What Does the Future Hold for Water in UAE ?

UAE- Abu Dhabi Water in UAE
Photo 1: Sea of Abu Dhabi, UAE (Source: Devinevox, Flickr).

Photo 1: Sea of Abu Dhabi, UAE (Source: Devinevox, Flickr).

Water demand for household, commercial and industrial use will increase as a result of population and industrial growth. These higher demands can be met if water resources are conserved and well managed. Meanwhile, water demand for agriculture is expected to remain the same as a result of declining groundwater resources and a lack of arable lands.

Desalination of seawater and brackish groundwater will continue to be a viable option to increase water supply. Considering recent cost-cutting innovations in the desalination process, this alternative may prove to be a relatively inexpensive option in the near future.

In a water-thirsty country like the UAE, water cooperation at local, regional (with GCC countries) and global levels is crucial to help achieve water security for residents, future development and the environment. Water security addresses environmental protection and seeks good governance for water resources. It also aims to end the fragmented responsibility for water between various authorities, municipalities, countries and regions, and to integrate water policies across all sectors: finance, planning, agriculture, land use, energy, tourism, industry, education and health.

The following initiatives can help save, protect and maximize water usage benefits in the UAE.

Strategic water reserves through aquifer recharge

Groundwater recharge to renewable aquifers from natural run-off and precipitation represents a significant resource. The UAE has taken steps to enhance this recharge by constructing dams, retarding surface flows and allowing water to infiltrate into the aquifers. It is also pioneering groundwater storage using artificial recharge, which is a promising tool for strategic water reserves as it is safer and more reliable than tanks and other industrial facility storage in terms of time and location.

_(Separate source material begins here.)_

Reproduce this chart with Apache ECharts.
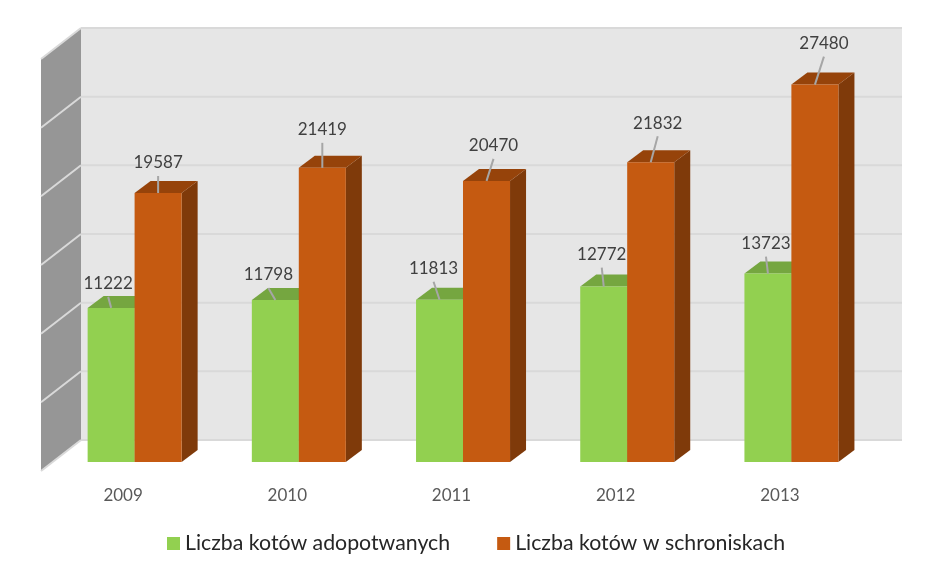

Brackish water use in agriculture

Significant potential quantities of brackish groundwater exist in non-renewable aquifers. This water is presently used for irrigation to a limited extent. However, its use for the irrigation of salt-tolerant crops could represent a significant expansion of the usable quantity of water for agricultural use. Research is being conducted into the development of salt-tolerant crops in many parts of the world, including the UAE, particularly at the International Center for Biosaline Agriculture (ICBA) in Dubai. This research should be supported and expanded to develop a sustainable agriculture sector using brackish water in order to alleviate the overexploitation of fresh groundwater.

GCC water grid

The main objective of the GCC water grid is to secure national water systems in emergency conditions by interconnecting them, providing strategic and reliable water back-up and diversifying seawater and freshwater sources.

Data management

For any systematic assessment of the state of water resources in the UAE to be carried out, and in order to model future scenarios, developing and monitoring relevant data sets is of prime importance. In 2002, the UAE launched the Abu Dhabi Global Environmental Data Initiative, which could play a crucial role in this regard.